+++ Stored records
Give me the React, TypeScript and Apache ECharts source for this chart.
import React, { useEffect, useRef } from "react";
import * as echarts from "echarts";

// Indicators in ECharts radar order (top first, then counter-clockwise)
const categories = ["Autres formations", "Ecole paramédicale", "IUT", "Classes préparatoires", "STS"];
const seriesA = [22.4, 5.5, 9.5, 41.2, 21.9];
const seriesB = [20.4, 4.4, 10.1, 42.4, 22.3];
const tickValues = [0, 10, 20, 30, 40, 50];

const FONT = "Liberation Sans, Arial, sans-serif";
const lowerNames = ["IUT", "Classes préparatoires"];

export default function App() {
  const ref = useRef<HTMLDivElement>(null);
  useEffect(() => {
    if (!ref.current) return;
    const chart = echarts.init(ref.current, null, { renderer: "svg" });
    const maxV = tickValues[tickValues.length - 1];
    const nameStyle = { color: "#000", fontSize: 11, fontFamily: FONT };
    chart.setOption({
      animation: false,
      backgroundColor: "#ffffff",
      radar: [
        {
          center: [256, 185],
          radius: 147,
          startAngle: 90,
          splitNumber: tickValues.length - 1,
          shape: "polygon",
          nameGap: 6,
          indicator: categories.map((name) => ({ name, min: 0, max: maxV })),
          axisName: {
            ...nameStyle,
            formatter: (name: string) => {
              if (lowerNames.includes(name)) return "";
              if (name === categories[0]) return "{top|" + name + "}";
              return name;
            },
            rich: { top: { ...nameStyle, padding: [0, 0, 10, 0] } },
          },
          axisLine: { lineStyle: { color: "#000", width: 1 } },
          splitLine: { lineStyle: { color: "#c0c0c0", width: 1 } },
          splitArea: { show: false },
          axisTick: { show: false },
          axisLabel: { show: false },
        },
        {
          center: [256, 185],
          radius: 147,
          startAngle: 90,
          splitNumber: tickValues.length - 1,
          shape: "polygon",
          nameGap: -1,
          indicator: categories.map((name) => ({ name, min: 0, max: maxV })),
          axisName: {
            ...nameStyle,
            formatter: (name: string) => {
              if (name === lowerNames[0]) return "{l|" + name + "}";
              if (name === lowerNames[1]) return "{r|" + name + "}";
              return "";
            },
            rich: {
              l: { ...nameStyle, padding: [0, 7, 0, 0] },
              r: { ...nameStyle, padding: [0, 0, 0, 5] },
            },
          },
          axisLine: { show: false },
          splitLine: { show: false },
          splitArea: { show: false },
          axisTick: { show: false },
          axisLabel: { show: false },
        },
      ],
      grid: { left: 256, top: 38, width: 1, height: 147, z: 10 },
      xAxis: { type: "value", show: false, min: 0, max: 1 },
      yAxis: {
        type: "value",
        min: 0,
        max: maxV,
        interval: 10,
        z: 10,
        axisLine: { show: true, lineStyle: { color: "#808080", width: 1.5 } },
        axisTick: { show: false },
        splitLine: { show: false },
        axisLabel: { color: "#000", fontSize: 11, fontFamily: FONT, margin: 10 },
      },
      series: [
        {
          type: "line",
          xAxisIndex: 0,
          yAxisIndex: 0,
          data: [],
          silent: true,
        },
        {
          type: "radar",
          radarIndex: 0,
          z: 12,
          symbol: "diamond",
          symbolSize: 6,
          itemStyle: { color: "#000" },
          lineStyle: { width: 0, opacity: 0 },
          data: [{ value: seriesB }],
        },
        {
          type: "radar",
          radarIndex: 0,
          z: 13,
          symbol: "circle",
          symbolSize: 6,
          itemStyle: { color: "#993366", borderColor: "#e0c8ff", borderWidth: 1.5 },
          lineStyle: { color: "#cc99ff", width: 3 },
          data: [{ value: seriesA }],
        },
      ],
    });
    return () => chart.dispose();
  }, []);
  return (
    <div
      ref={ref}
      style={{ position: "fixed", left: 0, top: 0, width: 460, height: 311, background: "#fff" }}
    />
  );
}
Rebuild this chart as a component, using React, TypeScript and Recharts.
++++++
* _Directions for this task_
Search the entries for the word "TypeScript", then list each line that holds it.

* _Worked solution_
Give me the React, TypeScript and Apache ECharts source for this chart.
Rebuild this chart as a component, using React, TypeScript and Recharts.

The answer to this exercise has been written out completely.